Here we have created a function to download book text for a given book link as string.

This `download_book_text` takes "https://www.gutenberg.org/ebooks/46" and "A Modest Proposal" as paramteres. And downloads A Modest Proposal by Jonathan Swift to "./downloaded_books/A Modest Proposal.txt" location.

There are two extra questions:

1. Use `download_book_text` to download all the popular books with their own book name. 

    a. Use dictionary comprehensions to reach the `book_link` and combine it with the `MAIN_PAGE`.
    
    b. You can create a list of tuples to keep track of `book_link` and `book_names`.


2. By using the downloaded book texts in the previous step, you can count the words in each book. That can be a really interesting analysis.

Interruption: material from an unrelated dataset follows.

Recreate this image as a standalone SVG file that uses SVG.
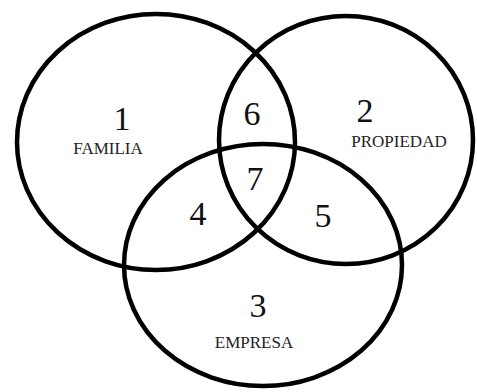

    a. You can use a list of tuples to store all the relevant information about the books.
    
    b. When you know the `book_name` for a corresponding book, you can open the .txt files.
    
    c. When you open the .txt files you can apply `word_count` on the string values.

In [1]:
def download_book_text(book_link_str, path_name):
    book_text_link_path = get_book_text_link(book_link_str)
    requested_book_text = request_page_content(MAIN_PAGE + book_text_link_path)
    requested_book_text_decoded = requested_book_text.decode("utf")
    with open(f"downloaded_books/{path_name}.txt", "w") as f:
        f.write(requested_book_text_decoded)  

In [None]:
def download_all_books_as_text(popular_books_dict):
    pass

In [3]:
def count_words_per_book(popular_books_dict):
    pass